Liezel Ermitanio is from the Philippines, as are so many nurses in European hospitals.

Sara dos Santos Oliveira is, in our memory, from Spain but the name is Portuguese. Perhaps I should simply say she’s from Iberia. And shes certainly one of those EU citizens being driven out is from Portugal, an EU citizen of the kind Brexiters want to stop coming to work in their country.

They both worked long hours, often staying on after the shifts ended. And, despite the pressure of their workload, they always found the time to talk to us if we had a question to ask. Just as they always found the time to help my mother whenever she needed anything.

So I put in my recommendations, one for each of them. And heard nothing.

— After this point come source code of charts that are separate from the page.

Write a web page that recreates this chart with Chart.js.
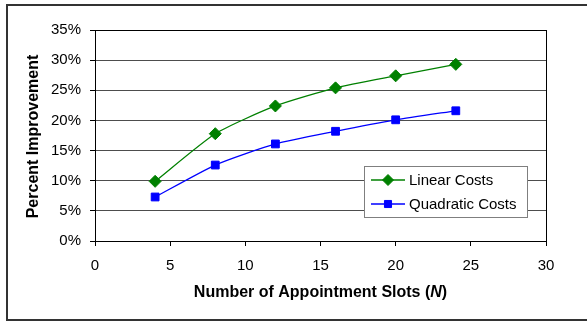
<!DOCTYPE html>
<html>
<head>
<meta charset="utf-8">
<script src="https://cdn.jsdelivr.net/npm/chart.js@4.4.1/dist/chart.umd.min.js"></script>
<style>
  html, body { margin: 0; padding: 0; background: #ffffff; }
  canvas { display: block; }
</style>
</head>
<body>
<canvas id="chart" width="587" height="322"></canvas>
<script>
// Number of appointment slots (N)
const slots = [4, 8, 12, 16, 20, 24];
// Percent improvement for each cost model
const linearCosts = [9.9, 17.8, 22.4, 25.4, 27.4, 29.3];
const quadraticCosts = [7.3, 12.6, 16.1, 18.2, 20.1, 21.6];
const seriesNames = ['Linear Costs', 'Quadratic Costs'];
const yTitle = 'Percent Improvement';
const xTitleParts = ['Number of Appointment Slots (', 'N', ')'];

const FONT = '"Liberation Sans", Arial, sans-serif';

// Outer frame, axis titles and the boxed legend
const decorations = {
  id: 'decorations',
  beforeDraw(chart) {
    const ctx = chart.ctx;
    ctx.save();
    ctx.fillStyle = '#ffffff';
    ctx.fillRect(0, 0, chart.width, chart.height);
    ctx.restore();
  },
  afterDraw(chart) {
    const ctx = chart.ctx;
    const area = chart.chartArea;
    ctx.save();

    // frame around the whole figure
    ctx.strokeStyle = '#333333';
    ctx.lineWidth = 2;
    ctx.strokeRect(7, 5, chart.width + 10, 315);

    // y axis title
    ctx.fillStyle = '#000000';
    ctx.font = 'bold 16px ' + FONT;
    ctx.textAlign = 'center';
    ctx.textBaseline = 'middle';
    ctx.save();
    ctx.translate(34, (area.top + area.bottom) / 2 + 1);
    ctx.rotate(-Math.PI / 2);
    ctx.fillText(yTitle, 0, 0);
    ctx.restore();

    // x axis title with italic N
    const fonts = ['bold 16px ' + FONT, 'italic bold 16px ' + FONT, 'bold 16px ' + FONT];
    let total = 0;
    const widths = xTitleParts.map((t, i) => { ctx.font = fonts[i]; const w = ctx.measureText(t).width; total += w; return w; });
    let x = (area.left + area.right) / 2 - total / 2;
    ctx.textAlign = 'left';
    xTitleParts.forEach((t, i) => {
      ctx.font = fonts[i];
      ctx.fillText(t, x, 293);
      x += widths[i];
    });

    // legend box
    const lx = 364, ly = 166, lw = 163, lh = 51;
    ctx.fillStyle = '#ffffff';
    ctx.fillRect(lx, ly, lw, lh);
    ctx.strokeStyle = '#7f7f7f';
    ctx.lineWidth = 1;
    ctx.strokeRect(lx + 0.5, ly + 0.5, lw, lh);

    chart.data.datasets.forEach((ds, i) => {
      const cy = 180 + i * 24;
      ctx.strokeStyle = ds.borderColor;
      ctx.lineWidth = ds.borderWidth;
      ctx.beginPath();
      ctx.moveTo(371, cy);
      ctx.lineTo(405, cy);
      ctx.stroke();
      ctx.fillStyle = ds.pointBackgroundColor;
      ctx.strokeStyle = ds.pointBorderColor;
      ctx.lineWidth = 1;
      Chart.helpers.drawPoint(ctx, {
        pointStyle: ds.pointStyle,
        radius: ds.pointRadius - 0.5,
        borderWidth: 1,
        rotation: 0
      }, 388, cy);
      ctx.fillStyle = '#000000';
      ctx.font = '15px ' + FONT;
      ctx.textAlign = 'left';
      ctx.textBaseline = 'middle';
      ctx.fillText(ds.label, 409, cy + 1);
    });

    ctx.restore();
  }
};

new Chart(document.getElementById('chart'), {
  type: 'line',
  data: {
    datasets: [
      {
        label: seriesNames[0],
        data: slots.map((s, i) => ({ x: s, y: linearCosts[i] })),
        borderColor: '#008000',
        backgroundColor: '#008000',
        pointBackgroundColor: '#008000',
        pointBorderColor: '#008000',
        pointStyle: 'rectRot',
        pointRadius: 6,
        pointBorderWidth: 1,
        borderWidth: 1.3,
        tension: 0.2,
        fill: false
      },
      {
        label: seriesNames[1],
        data: slots.map((s, i) => ({ x: s, y: quadraticCosts[i] })),
        borderColor: '#0000ff',
        backgroundColor: '#0000ff',
        pointBackgroundColor: '#0000ff',
        pointBorderColor: '#0000ff',
        pointStyle: 'rect',
        pointRadius: 5.5,
        pointBorderWidth: 1,
        borderWidth: 1.3,
        tension: 0.2,
        fill: false
      }
    ]
  },
  options: {
    responsive: false,
    animation: false,
    devicePixelRatio: 1,
    layout: { padding: { top: 30, right: 41, left: 0, bottom: 0 } },
    plugins: {
      legend: { display: false },
      tooltip: { enabled: false }
    },
    scales: {
      x: {
        type: 'linear',
        min: 0,
        max: 30,
        ticks: {
          stepSize: 5,
          color: '#000000',
          font: { family: FONT, size: 15 },
          padding: 11,
          maxRotation: 0
        },
        grid: {
          drawOnChartArea: true,
          color: c => (c.tick && c.tick.value === 30 ? '#000000' : 'rgba(0,0,0,0)'),
          tickColor: '#000000',
          tickLength: 5,
          lineWidth: 1
        },
        border: { display: true, color: '#000000', width: 1 },
        afterFit(scale) { scale.height = 81; }
      },
      y: {
        min: 0,
        max: 35,
        ticks: {
          stepSize: 5,
          color: '#000000',
          font: { family: FONT, size: 15 },
          padding: 9,
          callback: v => v + '%'
        },
        grid: {
          color: c => (c.tick && c.tick.value === 35 ? '#000000' : '#4d4d4d'),
          tickColor: '#000000',
          tickLength: 5,
          lineWidth: 1
        },
        border: { display: true, color: '#000000', width: 1 },
        afterFit(scale) { scale.width = 95; }
      }
    }
  },
  plugins: [decorations]
});
</script>
</body>
</html>
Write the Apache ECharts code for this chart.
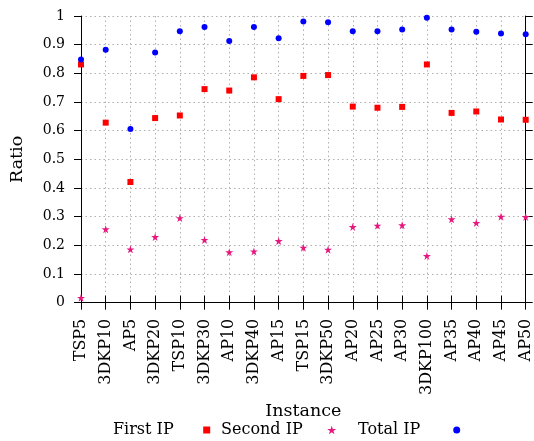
<!DOCTYPE html>
<html>
<head>
<meta charset="utf-8">
<script src="https://cdn.jsdelivr.net/npm/echarts@6/dist/echarts.min.js"></script>
<style>
html,body{margin:0;padding:0;background:#fff;}
#chart{width:534px;height:441px;}
</style>
</head>
<body>
<div id="chart"></div>
<script>
const categories = ['TSP5','3DKP10','AP5','3DKP20','TSP10','3DKP30','AP10','3DKP40','AP15','TSP15','3DKP50','AP20','AP25','AP30','3DKP100','AP35','AP40','AP45','AP50'];
const firstIP = [0.831,0.628,0.421,0.644,0.653,0.745,0.740,0.786,0.710,0.791,0.794,0.684,0.680,0.683,0.831,0.662,0.667,0.639,0.638];
const secondIP = [0.017,0.256,0.186,0.229,0.295,0.219,0.176,0.179,0.215,0.192,0.185,0.264,0.269,0.270,0.163,0.291,0.278,0.300,0.299];
const totalIP = [0.848,0.882,0.606,0.873,0.947,0.962,0.913,0.962,0.922,0.981,0.978,0.947,0.947,0.953,0.994,0.953,0.945,0.939,0.936];
const seriesNames = ['First IP','Second IP','Total IP'];
const yMin = 0, yMax = 1, yStep = 0.1;

const FONT = 'DejaVu Serif';
const STAR = 'path://M0,-10 L2.245,-3.09 L9.51,-3.09 L3.633,1.18 L5.878,8.09 L0,3.82 L-5.878,8.09 L-3.633,1.18 L-9.51,-3.09 L-2.245,-3.09 Z';
const colors = ['#ff0000', '#e6177f', '#0000ff'];
const symbols = ['rect', STAR, 'circle'];
const sizes = [6, 8, 6];

const chart = echarts.init(document.getElementById('chart'), null, {renderer: 'canvas'});

const axisLine = {show: true, lineStyle: {color: '#000', width: 1}};
const tick = {show: true, inside: false, length: 7, lineStyle: {color: '#000', width: 1}};
const grid = {show: true, lineStyle: {color: '#b0b0b0', type: [1.5, 3], width: 1}};

function legendFor(i, left, boxW, iconW) {
  return {
    data: [{name: seriesNames[i], icon: symbols[i]}],
    left: left, top: 422, padding: 0, align: 'right',
    itemWidth: iconW, itemHeight: iconW, itemGap: 0,
    selectedMode: false,
    formatter: '{a|{name}}',
    textStyle: {
      fontFamily: FONT, fontSize: 16, color: '#000',
      rich: {a: {fontFamily: FONT, fontSize: 16, color: '#000', width: boxW, align: 'left'}}
    }
  };
}

const option = {
  animation: false,
  backgroundColor: '#fff',
  grid: {left: 81, right: 8.3, top: 16, bottom: 138.3, containLabel: false},
  legend: [
    legendFor(0, 113, 206.7 - 113 - 5 - 3.5, 7),
    legendFor(1, 221, 331.7 - 221 - 5 - 4.5, 9),
    legendFor(2, 358, 456.7 - 358 - 5 - 3.5, 7)
  ],
  xAxis: [{
    type: 'category', data: categories, boundaryGap: false, position: 'bottom',
    name: 'Instance', nameLocation: 'middle', nameGap: 86,
    nameTextStyle: {fontFamily: FONT, fontSize: 17.5, color: '#000'},
    axisLine: axisLine, axisTick: Object.assign({interval: 0}, tick),
    axisLabel: {interval: 0, rotate: 90, margin: 16, fontFamily: FONT, fontSize: 16, color: '#000'},
    splitLine: Object.assign({interval: 0}, grid)
  }, {
    type: 'category', data: categories, boundaryGap: false, position: 'top',
    axisLine: axisLine, axisTick: Object.assign({interval: 0}, tick),
    axisLabel: {show: false}, splitLine: {show: false}
  }],
  yAxis: [{
    type: 'value', min: yMin, max: yMax, interval: yStep, position: 'left',
    name: 'Ratio', nameLocation: 'middle', nameGap: 55,
    nameTextStyle: {fontFamily: FONT, fontSize: 17.5, color: '#000'},
    axisLine: axisLine, axisTick: tick,
    axisLabel: {margin: 16, fontFamily: FONT, fontSize: 14, color: '#000'},
    splitLine: grid
  }, {
    type: 'value', min: yMin, max: yMax, interval: yStep, position: 'right',
    axisLine: axisLine, axisTick: tick,
    axisLabel: {show: false}, splitLine: {show: false}
  }],
  series: [firstIP, secondIP, totalIP].map((d, i) => ({
    name: seriesNames[i], type: 'scatter', data: d,
    xAxisIndex: 0, yAxisIndex: 0,
    symbol: symbols[i], symbolSize: sizes[i],
    itemStyle: {color: colors[i], opacity: 1},
    emphasis: {disabled: true}, z: 3 + (i === 2 ? 1 : 0)
  }))
};
chart.setOption(option);
</script>
</body>
</html>
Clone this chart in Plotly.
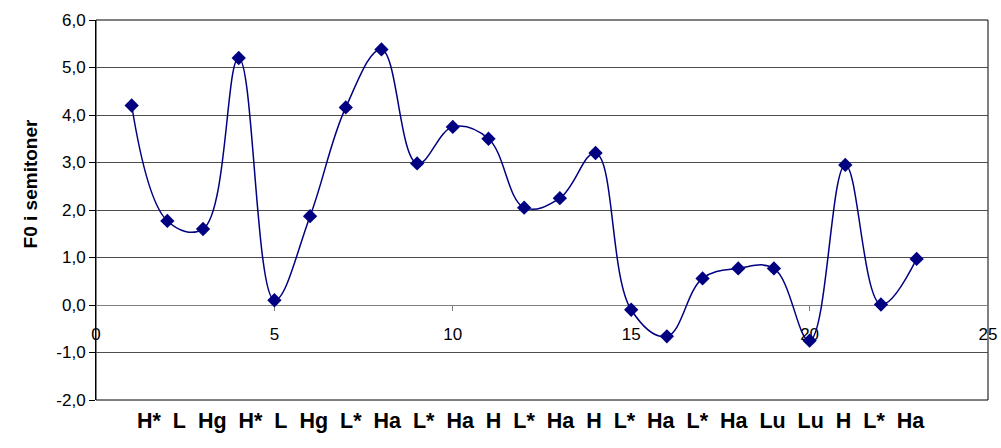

Until, that is, three weeks ago. When I received an email from Professor Dickon Weir-Hughes who runs the Daisy Awards programme. It turned out that both Liezel and Sara had been honoured. I was delighted that they’d won the award. It seems that they were too.
Liezel and Sara with their awards
The ceremony was on 7 March, on the ward, with all their colleagues around, and in the presence of the Chief Nursing Officer, Sam Foster. It seems there were tears, but tears of pleasure must have been a welcome change from the stress of their work. All in all, it’s a good news story.

And, as Danielle pointed out, my mother would have been pleased that her nurses had won awards.